Ora torna a immedesimarti nelle vesti di Guest Star: dopo qualche giorno riceverai quelli che si saranno distinti come i migliori racconti tra i tanti. Come immagini di affrontarli, leggerli e giudicarli? Su cosa punterai l’attenzione con maggiore intensità? Cosa deve fare uno scrittore per catturare la tua attenzione e farti considerare il tempo della lettura come ben speso?
 
TRIBUIANI: Dopo tanto parlare di tecnica devo rivelarti una cosa: nella lettura, o almeno a una prima lettura, continuo a giudicare un testo bello in base alle risposte della mia attenzione, al desiderio di andare avanti e di arrivare alla fine, di non staccarmi; in base a quello che la storia mi comunica e alla sensazione che provo dopo averla letta, se continuo a pensarci oppure no.
L’unica eccezione importante, per quanto mi riguarda, la fa la lingua, e il fatto che l’autore abbia una sua voce, una sua riconoscibilità: quella, se c’è, si fa viva anche in testi così tanto brevi.
 
Un numero imprecisato di autori e autrici avranno quattro ore di tempo per dare il meglio di sé e creare qualcosa che tu possa considerare degno di essere letto.
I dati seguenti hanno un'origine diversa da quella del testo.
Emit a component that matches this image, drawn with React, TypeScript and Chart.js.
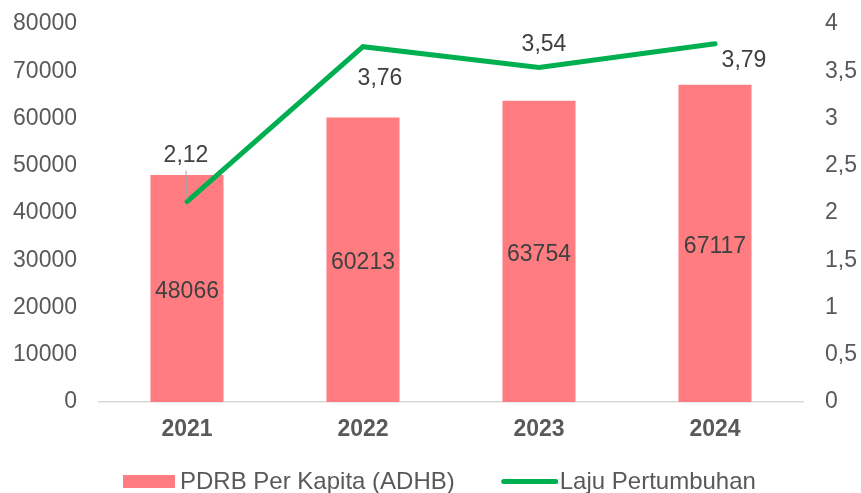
import React, { useEffect, useRef } from "react";
import { Chart, registerables } from "chart.js";

Chart.register(...registerables);

const years = ["2021", "2022", "2023", "2024"];
const pdrbPerKapita = [48066, 60213, 63754, 67117];
const lajuPertumbuhan = [2.12, 3.76, 3.54, 3.79];
const leftTicks = { min: 0, max: 80000, step: 10000 };
const rightTicks = { min: 0, max: 4, step: 0.5 };
const seriesNames = ["PDRB Per Kapita (ADHB)", "Laju Pertumbuhan"];

// label placement offsets (style, relative to the point)
const lineLabelOffsets: [number, number][] = [
  [-1, -46],
  [17, 32],
  [5, -23],
  [29, 17],
];

const FONT = '"Liberation Sans", Arial, sans-serif';
const BAR_COLOR = "#FF7C80";
const LINE_COLOR = "#00B050";
const TEXT_COLOR = "#595959";
const LABEL_COLOR = "#404040";

const fmtComma = (v: number, d?: number) =>
  (d === undefined ? String(v) : v.toFixed(d)).replace(".", ",");

const labelPlugin = {
  id: "valueLabels",
  afterDatasetsDraw(chart: any) {
    const ctx = chart.ctx;
    ctx.save();
    ctx.font = `23px ${FONT}`;
    ctx.fillStyle = LABEL_COLOR;
    ctx.textAlign = "center";
    ctx.textBaseline = "middle";
    const barMeta = chart.getDatasetMeta(0);
    barMeta.data.forEach((el: any, i: number) => {
      const p = el.getProps(["x", "y", "base"], true);
      ctx.fillText(String(pdrbPerKapita[i]), p.x, (p.y + p.base) / 2 + 3);
    });
    const lineMeta = chart.getDatasetMeta(1);
    lineMeta.data.forEach((el: any, i: number) => {
      const [dx, dy] = lineLabelOffsets[i];
      const lx = el.x + dx;
      const ly = el.y + dy;
      if (i === 0) {
        ctx.save();
        ctx.strokeStyle = "#a6a6a6";
        ctx.lineWidth = 1;
        ctx.beginPath();
        ctx.moveTo(lx, ly + 15);
        ctx.lineTo(el.x, el.y - 2);
        ctx.stroke();
        ctx.restore();
      }
      ctx.fillStyle = LABEL_COLOR;
      ctx.fillText(fmtComma(lajuPertumbuhan[i], 2), lx, ly);
    });
    ctx.restore();
  },
};

const legendPlugin = {
  id: "customLegend",
  afterDraw(chart: any) {
    const ctx = chart.ctx;
    ctx.save();
    ctx.font = `24px ${FONT}`;
    ctx.textBaseline = "middle";
    ctx.textAlign = "left";
    const cy = 481.5;
    let x = 123;
    // bar item
    ctx.fillStyle = BAR_COLOR;
    ctx.fillRect(x, cy - 6.5, 52, 13);
    x += 57;
    ctx.fillStyle = TEXT_COLOR;
    ctx.fillText(seriesNames[0], x, cy + 1);
    x += ctx.measureText(seriesNames[0]).width + 47;
    // line item
    ctx.strokeStyle = LINE_COLOR;
    ctx.lineWidth = 5;
    ctx.lineCap = "round";
    ctx.beginPath();
    ctx.moveTo(x + 2, cy);
    ctx.lineTo(x + 54, cy);
    ctx.stroke();
    x += 58;
    ctx.fillStyle = TEXT_COLOR;
    ctx.fillText(seriesNames[1], x, cy + 1);
    ctx.restore();
  },
};

export default function App() {
  const canvasRef = useRef<HTMLCanvasElement | null>(null);

  useEffect(() => {
    if (!canvasRef.current) return;
    const chart = new Chart(canvasRef.current, {
      type: "bar",
      data: {
        labels: years,
        datasets: [
          {
            type: "bar",
            label: seriesNames[0],
            data: pdrbPerKapita,
            backgroundColor: BAR_COLOR,
            yAxisID: "y",
            categoryPercentage: 0.415,
            barPercentage: 1,
            order: 2,
          },
          {
            type: "line",
            label: seriesNames[1],
            data: lajuPertumbuhan,
            borderColor: LINE_COLOR,
            backgroundColor: LINE_COLOR,
            borderWidth: 5,
            pointRadius: 0,
            pointHoverRadius: 0,
            borderCapStyle: "round",
            tension: 0,
            yAxisID: "y1",
            order: 1,
          } as any,
        ],
      },
      options: {
        responsive: false,
        animation: false,
        layout: { padding: { top: 24, left: 0, right: 0, bottom: 0 } },
        plugins: {
          legend: { display: false },
          tooltip: { enabled: false },
        },
        scales: {
          x: {
            grid: { display: false, drawTicks: false },
            border: { display: true, color: "#d9d9d9", width: 1.5 },
            ticks: {
              color: TEXT_COLOR,
              font: { family: FONT, size: 23, weight: "bold" },
              padding: 14,
            },
            afterFit: (s: any) => {
              s.height = 91;
              s.paddingLeft = 0;
              s.paddingRight = 0;
            },
          },
          y: {
            position: "left",
            min: leftTicks.min,
            max: leftTicks.max,
            grid: { display: false, drawTicks: false },
            border: { display: false },
            ticks: {
              stepSize: leftTicks.step,
              color: TEXT_COLOR,
              font: { family: FONT, size: 23 },
              padding: 22,
              callback: (v: any) => String(v),
            },
            afterFit: (s: any) => {
              s.width = 99;
              s.paddingTop = 0;
              s.paddingBottom = 0;
            },
          },
          y1: {
            position: "right",
            min: rightTicks.min,
            max: rightTicks.max,
            grid: { display: false, drawTicks: false },
            border: { display: false },
            ticks: {
              stepSize: rightTicks.step,
              color: TEXT_COLOR,
              font: { family: FONT, size: 23 },
              padding: 22,
              callback: (v: any) => fmtComma(Number(v)),
            },
            afterFit: (s: any) => {
              s.width = 58;
              s.paddingTop = 0;
              s.paddingBottom = 0;
            },
          },
        },
      } as any,
      plugins: [labelPlugin, legendPlugin],
    });
    return () => chart.destroy();
  }, []);

  return (
    <div style={{ position: "absolute", left: 0, top: 0, width: 861, height: 493, background: "#fff" }}>
      <canvas ref={canvasRef} width={861} height={493} style={{ width: 861, height: 493, display: "block" }} />
    </div>
  );
}
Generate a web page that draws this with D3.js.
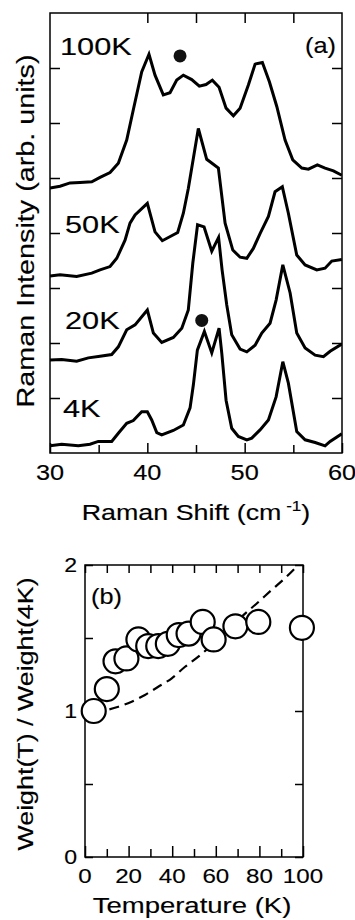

Tu sarai il timone della loro serata con il tema da te pensato: senza svelarcelo, vuoi darci qualche indizio a riguardo?
 
TRIBUIANI: Ho pensato a un tema in grado di dare tantissimo spazio all’immaginazione e alla scelta del genere letterario, ma di portare in tutte le storie una forte limitazione (si pensi alle unità aristoteliche…) che ci permetterà di capire quanto un autore sia in grado di spaziare e di inventare.
 
Questa era l’ultima domanda, ti ringraziamo davvero tanto per le risposte e, una volta ancora, per il tempo che ci stai donando. Per noi tutti è un onore averti come guest star in questa nuova edizione di Minuti Contati!